▸ EXERCISE: Retype these lines and no others: the line holding "What matplotlib code", the line holding "xtick_years = list(range(1875, 2015, 10))", and all lines between them. Pictures stay out.

┄┄┄┄┄┄

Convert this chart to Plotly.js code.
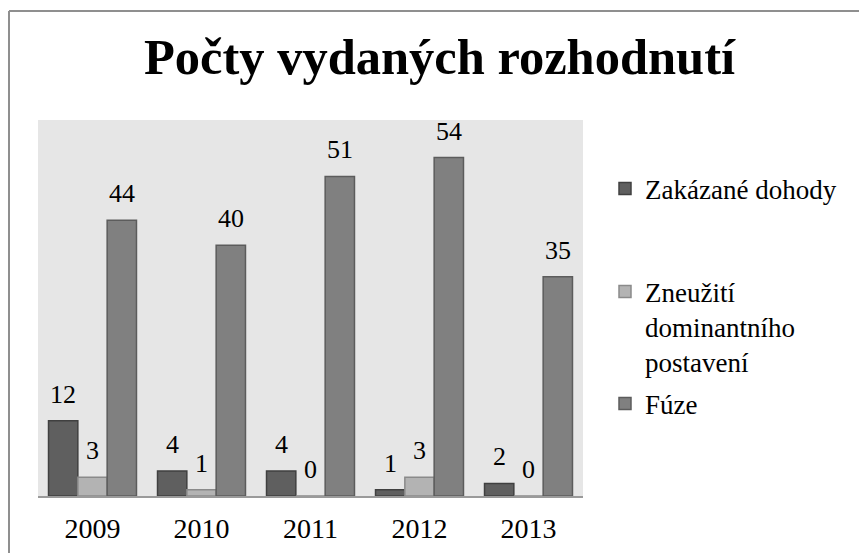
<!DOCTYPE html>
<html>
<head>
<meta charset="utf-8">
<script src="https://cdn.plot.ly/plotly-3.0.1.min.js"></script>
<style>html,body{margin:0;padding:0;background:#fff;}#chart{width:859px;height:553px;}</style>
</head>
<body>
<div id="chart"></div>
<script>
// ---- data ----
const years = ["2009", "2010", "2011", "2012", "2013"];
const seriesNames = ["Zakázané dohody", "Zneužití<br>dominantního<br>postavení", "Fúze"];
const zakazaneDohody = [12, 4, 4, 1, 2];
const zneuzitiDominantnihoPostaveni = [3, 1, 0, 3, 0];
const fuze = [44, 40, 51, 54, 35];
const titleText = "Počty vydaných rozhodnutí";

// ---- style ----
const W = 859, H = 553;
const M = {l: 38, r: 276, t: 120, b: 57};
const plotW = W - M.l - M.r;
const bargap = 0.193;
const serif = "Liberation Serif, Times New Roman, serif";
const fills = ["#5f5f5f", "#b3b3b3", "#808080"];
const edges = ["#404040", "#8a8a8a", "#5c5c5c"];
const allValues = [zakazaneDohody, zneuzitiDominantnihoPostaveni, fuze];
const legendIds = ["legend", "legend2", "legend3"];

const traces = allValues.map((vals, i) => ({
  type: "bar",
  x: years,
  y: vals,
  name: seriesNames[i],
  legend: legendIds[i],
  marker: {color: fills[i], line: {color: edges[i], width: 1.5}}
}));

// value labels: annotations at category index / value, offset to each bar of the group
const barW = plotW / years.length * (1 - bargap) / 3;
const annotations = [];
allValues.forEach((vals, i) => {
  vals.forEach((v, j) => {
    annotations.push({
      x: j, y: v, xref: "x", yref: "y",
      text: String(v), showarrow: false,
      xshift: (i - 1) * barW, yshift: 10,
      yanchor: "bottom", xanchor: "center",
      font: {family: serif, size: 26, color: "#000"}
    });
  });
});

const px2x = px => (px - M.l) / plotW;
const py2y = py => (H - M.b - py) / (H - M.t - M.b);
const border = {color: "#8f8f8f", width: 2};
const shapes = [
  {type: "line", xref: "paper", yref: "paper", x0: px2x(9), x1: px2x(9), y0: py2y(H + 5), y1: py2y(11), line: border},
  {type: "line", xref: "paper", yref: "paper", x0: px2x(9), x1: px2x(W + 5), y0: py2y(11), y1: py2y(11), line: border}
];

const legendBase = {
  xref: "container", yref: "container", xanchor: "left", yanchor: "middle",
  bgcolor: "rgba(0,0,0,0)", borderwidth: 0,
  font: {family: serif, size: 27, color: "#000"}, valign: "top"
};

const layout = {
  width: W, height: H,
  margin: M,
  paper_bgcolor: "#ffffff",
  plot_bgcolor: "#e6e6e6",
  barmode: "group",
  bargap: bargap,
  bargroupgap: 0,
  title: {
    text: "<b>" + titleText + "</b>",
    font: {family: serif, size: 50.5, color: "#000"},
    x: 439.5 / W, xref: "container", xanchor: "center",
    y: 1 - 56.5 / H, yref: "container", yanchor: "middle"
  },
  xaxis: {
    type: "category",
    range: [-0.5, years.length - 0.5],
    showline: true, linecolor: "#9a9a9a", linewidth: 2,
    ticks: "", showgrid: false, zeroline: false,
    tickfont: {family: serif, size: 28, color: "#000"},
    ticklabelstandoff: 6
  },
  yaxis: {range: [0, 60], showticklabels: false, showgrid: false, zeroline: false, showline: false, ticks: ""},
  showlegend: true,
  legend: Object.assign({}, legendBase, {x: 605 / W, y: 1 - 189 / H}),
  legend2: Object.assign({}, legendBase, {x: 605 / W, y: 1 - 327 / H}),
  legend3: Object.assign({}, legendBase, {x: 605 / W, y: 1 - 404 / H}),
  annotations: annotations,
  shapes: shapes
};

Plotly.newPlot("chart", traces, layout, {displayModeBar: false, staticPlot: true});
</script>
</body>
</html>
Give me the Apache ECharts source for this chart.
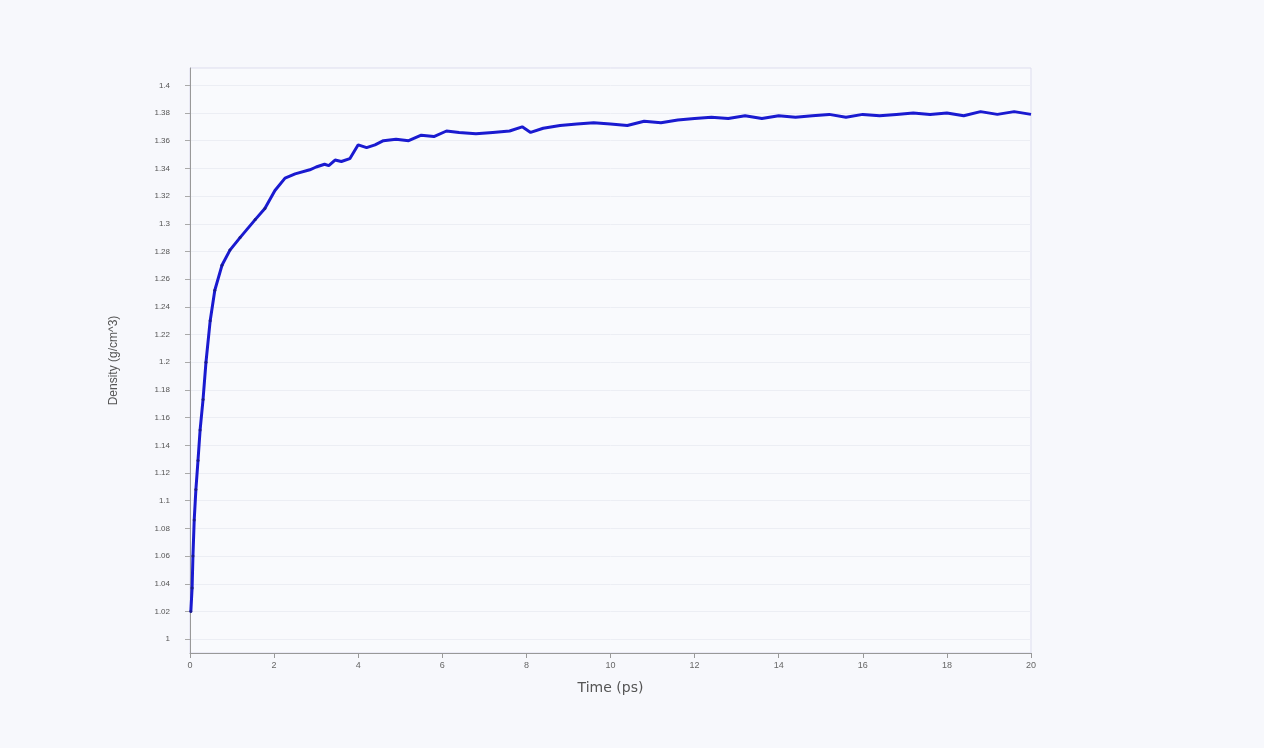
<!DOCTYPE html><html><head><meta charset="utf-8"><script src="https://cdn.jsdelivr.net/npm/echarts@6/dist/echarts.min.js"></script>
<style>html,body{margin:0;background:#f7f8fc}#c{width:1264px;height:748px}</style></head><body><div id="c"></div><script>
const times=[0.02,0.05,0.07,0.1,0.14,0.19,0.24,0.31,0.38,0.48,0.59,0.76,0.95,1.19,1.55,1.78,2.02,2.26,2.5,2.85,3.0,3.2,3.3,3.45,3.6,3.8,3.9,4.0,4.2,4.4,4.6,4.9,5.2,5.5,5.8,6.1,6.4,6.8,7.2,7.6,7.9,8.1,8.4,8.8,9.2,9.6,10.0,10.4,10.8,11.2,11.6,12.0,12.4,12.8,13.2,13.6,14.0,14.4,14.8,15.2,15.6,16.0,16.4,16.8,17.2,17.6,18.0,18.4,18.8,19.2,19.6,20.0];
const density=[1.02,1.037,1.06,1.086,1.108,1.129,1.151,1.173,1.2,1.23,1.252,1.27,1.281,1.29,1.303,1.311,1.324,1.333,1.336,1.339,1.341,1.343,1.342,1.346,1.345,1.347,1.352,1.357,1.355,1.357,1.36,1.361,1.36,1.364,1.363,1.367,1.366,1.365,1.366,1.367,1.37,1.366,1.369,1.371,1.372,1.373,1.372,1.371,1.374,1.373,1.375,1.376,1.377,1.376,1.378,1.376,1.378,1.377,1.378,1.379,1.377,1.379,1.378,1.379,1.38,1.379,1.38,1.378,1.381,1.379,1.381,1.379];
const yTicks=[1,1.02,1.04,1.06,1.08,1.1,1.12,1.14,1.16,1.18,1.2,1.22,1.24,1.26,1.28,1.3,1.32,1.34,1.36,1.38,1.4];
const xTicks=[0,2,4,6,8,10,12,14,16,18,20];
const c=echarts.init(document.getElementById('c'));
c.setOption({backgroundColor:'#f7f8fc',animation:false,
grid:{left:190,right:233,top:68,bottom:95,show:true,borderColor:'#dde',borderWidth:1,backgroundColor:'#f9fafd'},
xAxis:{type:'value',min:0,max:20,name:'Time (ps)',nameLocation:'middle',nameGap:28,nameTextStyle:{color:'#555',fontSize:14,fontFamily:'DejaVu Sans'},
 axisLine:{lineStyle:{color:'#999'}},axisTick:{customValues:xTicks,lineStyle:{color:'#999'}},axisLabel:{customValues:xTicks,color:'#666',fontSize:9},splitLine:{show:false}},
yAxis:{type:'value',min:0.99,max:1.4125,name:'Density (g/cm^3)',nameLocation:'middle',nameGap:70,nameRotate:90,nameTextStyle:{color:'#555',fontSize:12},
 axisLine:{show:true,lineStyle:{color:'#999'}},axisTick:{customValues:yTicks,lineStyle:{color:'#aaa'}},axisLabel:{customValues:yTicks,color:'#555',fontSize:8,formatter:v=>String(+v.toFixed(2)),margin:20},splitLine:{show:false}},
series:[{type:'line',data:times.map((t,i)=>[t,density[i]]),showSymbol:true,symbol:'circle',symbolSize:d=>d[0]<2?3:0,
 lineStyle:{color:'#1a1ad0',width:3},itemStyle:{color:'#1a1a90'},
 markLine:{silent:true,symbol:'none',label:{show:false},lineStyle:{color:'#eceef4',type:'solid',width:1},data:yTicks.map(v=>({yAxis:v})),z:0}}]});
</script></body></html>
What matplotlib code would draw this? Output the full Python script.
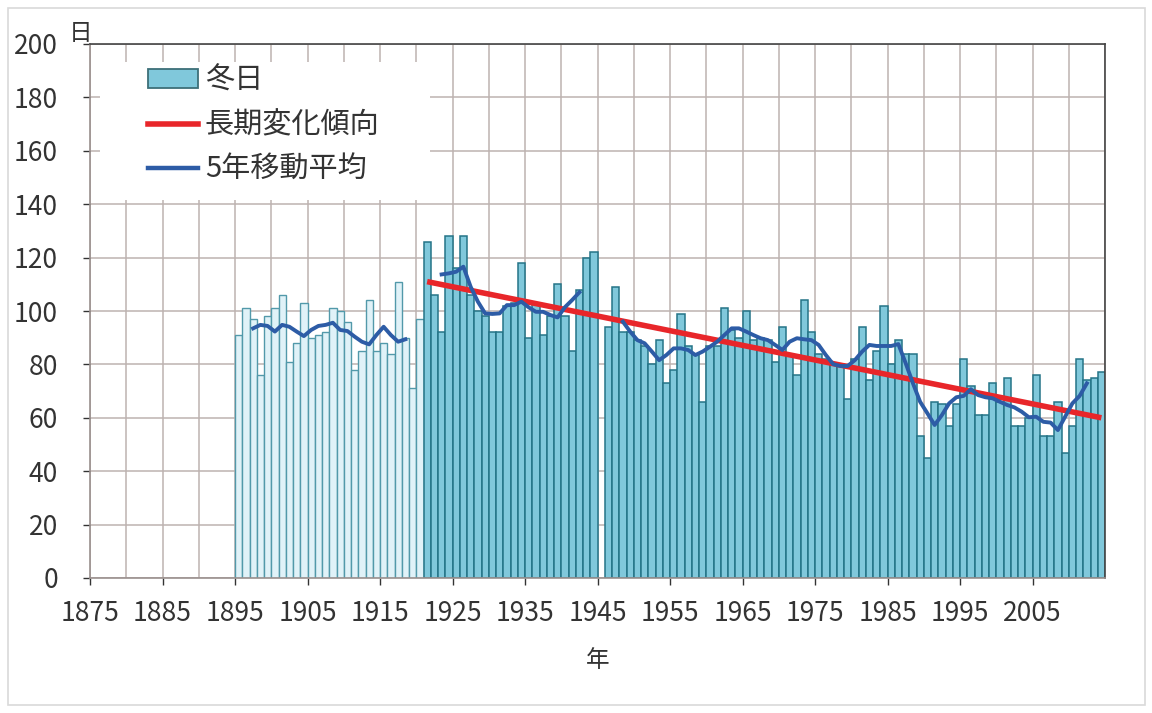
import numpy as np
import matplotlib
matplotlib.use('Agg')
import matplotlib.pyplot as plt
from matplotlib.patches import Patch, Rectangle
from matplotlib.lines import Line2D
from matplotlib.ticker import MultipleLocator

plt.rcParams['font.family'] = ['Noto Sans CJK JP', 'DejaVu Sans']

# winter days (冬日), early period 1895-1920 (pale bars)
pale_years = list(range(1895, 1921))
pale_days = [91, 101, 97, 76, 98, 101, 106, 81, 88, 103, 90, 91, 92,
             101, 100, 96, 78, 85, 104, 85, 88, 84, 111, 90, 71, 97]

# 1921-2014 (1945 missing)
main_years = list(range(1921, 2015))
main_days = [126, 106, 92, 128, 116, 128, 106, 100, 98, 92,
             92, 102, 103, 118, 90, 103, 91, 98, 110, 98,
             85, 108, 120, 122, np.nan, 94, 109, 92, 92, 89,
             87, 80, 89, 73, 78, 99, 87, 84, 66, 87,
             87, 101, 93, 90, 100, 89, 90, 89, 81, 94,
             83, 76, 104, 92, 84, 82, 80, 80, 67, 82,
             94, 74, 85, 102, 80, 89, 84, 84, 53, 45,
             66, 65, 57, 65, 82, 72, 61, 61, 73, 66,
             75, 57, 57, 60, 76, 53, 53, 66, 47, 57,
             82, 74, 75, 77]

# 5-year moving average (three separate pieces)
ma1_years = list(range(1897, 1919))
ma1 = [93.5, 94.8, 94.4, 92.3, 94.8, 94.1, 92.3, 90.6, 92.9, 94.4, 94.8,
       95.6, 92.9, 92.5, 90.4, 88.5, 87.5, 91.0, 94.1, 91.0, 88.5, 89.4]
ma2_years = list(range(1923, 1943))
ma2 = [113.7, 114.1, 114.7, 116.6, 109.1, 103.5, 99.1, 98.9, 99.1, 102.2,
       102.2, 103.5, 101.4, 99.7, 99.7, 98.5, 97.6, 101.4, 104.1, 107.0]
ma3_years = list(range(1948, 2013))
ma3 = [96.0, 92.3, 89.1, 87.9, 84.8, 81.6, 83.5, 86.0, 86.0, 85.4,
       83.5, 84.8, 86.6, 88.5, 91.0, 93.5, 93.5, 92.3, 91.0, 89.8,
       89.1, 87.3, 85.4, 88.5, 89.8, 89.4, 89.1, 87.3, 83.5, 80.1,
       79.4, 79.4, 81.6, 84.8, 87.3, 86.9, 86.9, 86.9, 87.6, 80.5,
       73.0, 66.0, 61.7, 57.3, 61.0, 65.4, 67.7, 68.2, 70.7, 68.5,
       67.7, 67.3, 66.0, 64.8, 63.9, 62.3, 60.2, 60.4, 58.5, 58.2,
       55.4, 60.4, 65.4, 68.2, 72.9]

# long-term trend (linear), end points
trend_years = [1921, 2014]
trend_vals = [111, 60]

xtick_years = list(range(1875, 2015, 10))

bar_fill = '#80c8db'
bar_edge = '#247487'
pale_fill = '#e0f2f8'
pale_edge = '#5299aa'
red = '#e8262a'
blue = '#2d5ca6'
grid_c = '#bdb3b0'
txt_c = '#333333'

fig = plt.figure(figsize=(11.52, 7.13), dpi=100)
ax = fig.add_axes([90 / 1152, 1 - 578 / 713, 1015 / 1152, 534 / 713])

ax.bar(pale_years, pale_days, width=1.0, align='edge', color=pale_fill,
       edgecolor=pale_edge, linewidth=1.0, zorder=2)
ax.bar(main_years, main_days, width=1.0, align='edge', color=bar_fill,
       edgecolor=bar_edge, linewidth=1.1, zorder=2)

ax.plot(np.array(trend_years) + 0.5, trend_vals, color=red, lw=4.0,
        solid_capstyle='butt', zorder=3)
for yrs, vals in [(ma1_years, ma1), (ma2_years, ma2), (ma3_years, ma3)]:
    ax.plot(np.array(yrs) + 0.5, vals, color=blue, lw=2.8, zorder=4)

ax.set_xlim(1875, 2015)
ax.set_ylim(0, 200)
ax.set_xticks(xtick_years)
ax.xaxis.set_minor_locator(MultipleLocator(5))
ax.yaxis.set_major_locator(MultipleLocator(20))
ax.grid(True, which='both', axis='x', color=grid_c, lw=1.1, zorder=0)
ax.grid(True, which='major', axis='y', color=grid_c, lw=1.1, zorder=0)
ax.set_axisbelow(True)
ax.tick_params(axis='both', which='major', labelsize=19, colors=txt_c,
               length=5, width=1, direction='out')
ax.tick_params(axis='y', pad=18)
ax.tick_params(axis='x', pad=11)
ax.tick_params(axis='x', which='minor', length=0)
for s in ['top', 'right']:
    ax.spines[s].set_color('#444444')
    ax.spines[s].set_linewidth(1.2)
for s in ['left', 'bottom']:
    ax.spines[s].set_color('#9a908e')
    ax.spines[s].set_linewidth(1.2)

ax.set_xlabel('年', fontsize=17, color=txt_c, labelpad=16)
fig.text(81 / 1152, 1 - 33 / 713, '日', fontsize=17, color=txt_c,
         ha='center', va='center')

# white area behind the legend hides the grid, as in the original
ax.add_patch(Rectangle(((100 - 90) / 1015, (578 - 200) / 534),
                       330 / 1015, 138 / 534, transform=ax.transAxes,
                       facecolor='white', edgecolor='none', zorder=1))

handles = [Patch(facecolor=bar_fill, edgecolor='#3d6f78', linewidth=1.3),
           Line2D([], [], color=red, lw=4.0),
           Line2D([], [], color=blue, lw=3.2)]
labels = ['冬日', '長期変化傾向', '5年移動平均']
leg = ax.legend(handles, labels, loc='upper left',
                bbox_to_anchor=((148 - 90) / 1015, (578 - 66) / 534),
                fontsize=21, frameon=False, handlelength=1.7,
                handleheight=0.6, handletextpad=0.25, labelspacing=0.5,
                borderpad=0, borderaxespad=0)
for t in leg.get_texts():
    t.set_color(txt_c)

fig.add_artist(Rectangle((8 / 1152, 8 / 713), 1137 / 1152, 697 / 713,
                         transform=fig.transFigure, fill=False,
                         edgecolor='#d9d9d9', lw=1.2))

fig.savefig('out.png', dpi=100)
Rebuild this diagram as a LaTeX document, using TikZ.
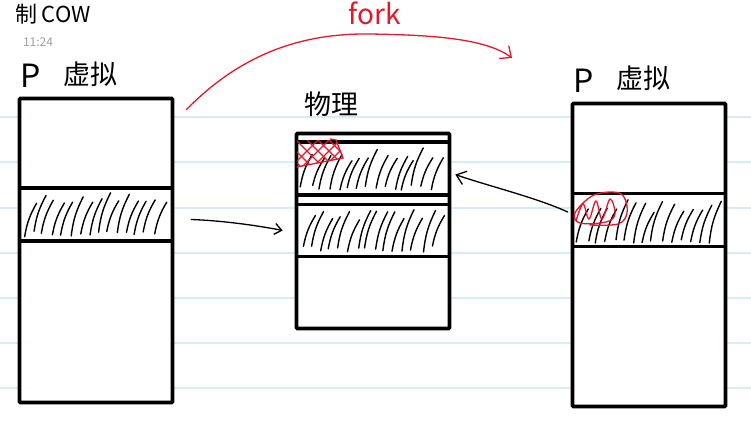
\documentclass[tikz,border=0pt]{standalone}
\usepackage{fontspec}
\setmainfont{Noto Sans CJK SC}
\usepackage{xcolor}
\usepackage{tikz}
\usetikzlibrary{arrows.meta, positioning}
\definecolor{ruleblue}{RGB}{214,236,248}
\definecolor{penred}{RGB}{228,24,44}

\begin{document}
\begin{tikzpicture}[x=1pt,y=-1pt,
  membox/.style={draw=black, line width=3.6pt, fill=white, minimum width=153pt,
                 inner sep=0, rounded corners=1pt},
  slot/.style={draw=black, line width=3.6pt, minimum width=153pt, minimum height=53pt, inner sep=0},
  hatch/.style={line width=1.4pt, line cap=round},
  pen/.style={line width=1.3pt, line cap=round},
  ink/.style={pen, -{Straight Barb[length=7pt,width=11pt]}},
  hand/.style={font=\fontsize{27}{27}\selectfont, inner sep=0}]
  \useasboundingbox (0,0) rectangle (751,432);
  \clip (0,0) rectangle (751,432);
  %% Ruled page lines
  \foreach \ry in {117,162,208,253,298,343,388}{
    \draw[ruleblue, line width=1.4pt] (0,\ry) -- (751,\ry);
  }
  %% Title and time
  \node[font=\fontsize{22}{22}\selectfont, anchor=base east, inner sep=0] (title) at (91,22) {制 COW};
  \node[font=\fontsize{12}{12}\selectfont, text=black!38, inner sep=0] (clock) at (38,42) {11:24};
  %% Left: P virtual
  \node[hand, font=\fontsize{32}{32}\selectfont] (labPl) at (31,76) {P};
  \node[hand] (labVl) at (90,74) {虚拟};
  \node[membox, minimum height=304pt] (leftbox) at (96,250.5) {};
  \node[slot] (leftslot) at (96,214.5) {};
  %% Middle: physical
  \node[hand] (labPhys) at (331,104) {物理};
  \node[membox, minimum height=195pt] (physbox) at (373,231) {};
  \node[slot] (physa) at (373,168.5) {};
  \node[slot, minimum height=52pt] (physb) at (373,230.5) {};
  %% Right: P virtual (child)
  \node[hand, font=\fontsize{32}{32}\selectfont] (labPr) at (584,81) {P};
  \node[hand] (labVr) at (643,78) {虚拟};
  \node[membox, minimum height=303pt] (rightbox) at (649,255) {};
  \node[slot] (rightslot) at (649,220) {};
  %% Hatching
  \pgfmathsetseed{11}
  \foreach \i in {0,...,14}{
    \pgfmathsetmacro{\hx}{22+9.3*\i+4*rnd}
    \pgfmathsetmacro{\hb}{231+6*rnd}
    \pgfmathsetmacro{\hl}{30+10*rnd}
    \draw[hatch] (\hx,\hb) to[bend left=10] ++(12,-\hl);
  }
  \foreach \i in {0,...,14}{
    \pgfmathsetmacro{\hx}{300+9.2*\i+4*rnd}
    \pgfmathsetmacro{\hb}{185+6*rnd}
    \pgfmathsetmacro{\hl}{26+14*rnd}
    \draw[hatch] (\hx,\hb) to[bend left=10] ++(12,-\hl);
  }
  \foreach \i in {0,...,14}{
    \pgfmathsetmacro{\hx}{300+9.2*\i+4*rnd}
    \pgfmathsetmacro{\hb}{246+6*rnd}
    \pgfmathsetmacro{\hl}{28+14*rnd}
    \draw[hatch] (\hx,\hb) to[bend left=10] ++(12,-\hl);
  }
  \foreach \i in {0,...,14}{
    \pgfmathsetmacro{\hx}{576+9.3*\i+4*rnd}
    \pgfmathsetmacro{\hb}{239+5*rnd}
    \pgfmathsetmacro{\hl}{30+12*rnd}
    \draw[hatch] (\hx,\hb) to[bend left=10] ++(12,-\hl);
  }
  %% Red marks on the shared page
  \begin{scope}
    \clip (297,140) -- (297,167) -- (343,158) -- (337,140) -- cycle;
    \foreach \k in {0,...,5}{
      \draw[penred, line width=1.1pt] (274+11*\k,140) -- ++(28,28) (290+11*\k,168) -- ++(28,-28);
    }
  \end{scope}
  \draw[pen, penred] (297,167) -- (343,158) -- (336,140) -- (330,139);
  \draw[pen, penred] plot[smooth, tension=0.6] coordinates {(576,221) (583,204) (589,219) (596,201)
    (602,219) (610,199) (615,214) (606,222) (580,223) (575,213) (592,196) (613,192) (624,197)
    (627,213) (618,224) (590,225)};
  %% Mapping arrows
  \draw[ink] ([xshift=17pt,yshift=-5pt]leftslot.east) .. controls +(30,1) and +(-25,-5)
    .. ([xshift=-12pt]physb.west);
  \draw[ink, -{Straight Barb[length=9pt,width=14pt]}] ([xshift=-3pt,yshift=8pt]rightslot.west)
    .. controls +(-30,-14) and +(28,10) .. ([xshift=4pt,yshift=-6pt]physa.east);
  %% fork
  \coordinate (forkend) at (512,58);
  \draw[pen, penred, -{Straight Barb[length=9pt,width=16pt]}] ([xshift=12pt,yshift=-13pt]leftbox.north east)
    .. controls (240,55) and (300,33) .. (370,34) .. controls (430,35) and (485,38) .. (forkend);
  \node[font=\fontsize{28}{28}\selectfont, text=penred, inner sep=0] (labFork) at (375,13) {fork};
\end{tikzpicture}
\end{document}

┄┄┄┄┄┄

▸ RESPONSE TO THIS EXERCISE:
What matplotlib code would draw this? Output the full Python script.
import numpy as np
import matplotlib
matplotlib.use('Agg')
import matplotlib.pyplot as plt
from matplotlib.patches import Patch, Rectangle
from matplotlib.lines import Line2D
from matplotlib.ticker import MultipleLocator

plt.rcParams['font.family'] = ['Noto Sans CJK JP', 'DejaVu Sans']

# winter days (冬日), early period 1895-1920 (pale bars)
pale_years = list(range(1895, 1921))
pale_days = [91, 101, 97, 76, 98, 101, 106, 81, 88, 103, 90, 91, 92,
             101, 100, 96, 78, 85, 104, 85, 88, 84, 111, 90, 71, 97]

# 1921-2014 (1945 missing)
main_years = list(range(1921, 2015))
main_days = [126, 106, 92, 128, 116, 128, 106, 100, 98, 92,
             92, 102, 103, 118, 90, 103, 91, 98, 110, 98,
             85, 108, 120, 122, np.nan, 94, 109, 92, 92, 89,
             87, 80, 89, 73, 78, 99, 87, 84, 66, 87,
             87, 101, 93, 90, 100, 89, 90, 89, 81, 94,
             83, 76, 104, 92, 84, 82, 80, 80, 67, 82,
             94, 74, 85, 102, 80, 89, 84, 84, 53, 45,
             66, 65, 57, 65, 82, 72, 61, 61, 73, 66,
             75, 57, 57, 60, 76, 53, 53, 66, 47, 57,
             82, 74, 75, 77]

# 5-year moving average (three separate pieces)
ma1_years = list(range(1897, 1919))
ma1 = [93.5, 94.8, 94.4, 92.3, 94.8, 94.1, 92.3, 90.6, 92.9, 94.4, 94.8,
       95.6, 92.9, 92.5, 90.4, 88.5, 87.5, 91.0, 94.1, 91.0, 88.5, 89.4]
ma2_years = list(range(1923, 1943))
ma2 = [113.7, 114.1, 114.7, 116.6, 109.1, 103.5, 99.1, 98.9, 99.1, 102.2,
       102.2, 103.5, 101.4, 99.7, 99.7, 98.5, 97.6, 101.4, 104.1, 107.0]
ma3_years = list(range(1948, 2013))
ma3 = [96.0, 92.3, 89.1, 87.9, 84.8, 81.6, 83.5, 86.0, 86.0, 85.4,
       83.5, 84.8, 86.6, 88.5, 91.0, 93.5, 93.5, 92.3, 91.0, 89.8,
       89.1, 87.3, 85.4, 88.5, 89.8, 89.4, 89.1, 87.3, 83.5, 80.1,
       79.4, 79.4, 81.6, 84.8, 87.3, 86.9, 86.9, 86.9, 87.6, 80.5,
       73.0, 66.0, 61.7, 57.3, 61.0, 65.4, 67.7, 68.2, 70.7, 68.5,
       67.7, 67.3, 66.0, 64.8, 63.9, 62.3, 60.2, 60.4, 58.5, 58.2,
       55.4, 60.4, 65.4, 68.2, 72.9]

# long-term trend (linear), end points
trend_years = [1921, 2014]
trend_vals = [111, 60]

xtick_years = list(range(1875, 2015, 10))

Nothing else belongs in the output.